Oak-Elm is on the higher spectrum of energy use amongst the dorms here on campus for numerous reasons. The biggest reason is because of its dining center, Conversations. The dorms that use the most energy, according to data provided by Iowa State Department of Residence, are the ones with dining services inside of them. These include places such as Oak-Elm, UDCC, Linden and the Maple-Willow-Larch Commons.

It can be easy to make assumptions about the carbon footprint here on campus. For many students, it is easy to assume Iowa State and the community are not doing anything to monitor their carbon footprint. For example, Emma Kessler, junior in event management, thinks the walls at The Edge are not exactly what she expected.

“The walls are just so thin,” said Kessler. “My room is always the same temperature as whatever it is outside, and I can’t even open my window if it’s hot outside or I need fresh air. I feel like I don’t really have control on whether or not my room is going to be hot or cold because the walls are so thin.”

This is something campus housing has been trying to do to improve dorm life.

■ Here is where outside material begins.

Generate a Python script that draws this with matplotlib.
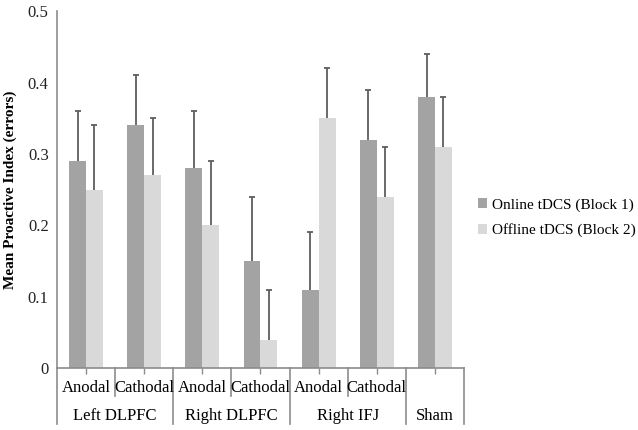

Although there is nothing they can provide for The Edge, as the university does not own it, there are strides made each day in the dorms.

“We will begin installation of new, thermally efficient windows with sun shading in our facilities, which will reduce solar gain and heat loss,” said Roger Graden, associate director of residence for the Department of Residence. “The anticipated schedule for these changes are: summer of 2018 will be Linden, Wallace, Wilson, phase one of Friley; summer of 2019 will be Birch, Welch Roberts, phase two of Friley, Hesler Hall; summer of 2018 will be phase two and three of Friley Hall.”

With each day that comes, Iowa State is making strides toward a more eco-friendly and sustainable solution for student housing. Whether it be making new dorms, remodeling old dorms or even going in and monitoring campus living, they are prepared for what’s to come.

“We have made significant renovations over the years, and we will continue to make them,” said Rankin. “We look at how we can manage our energy portfolio and go from there.”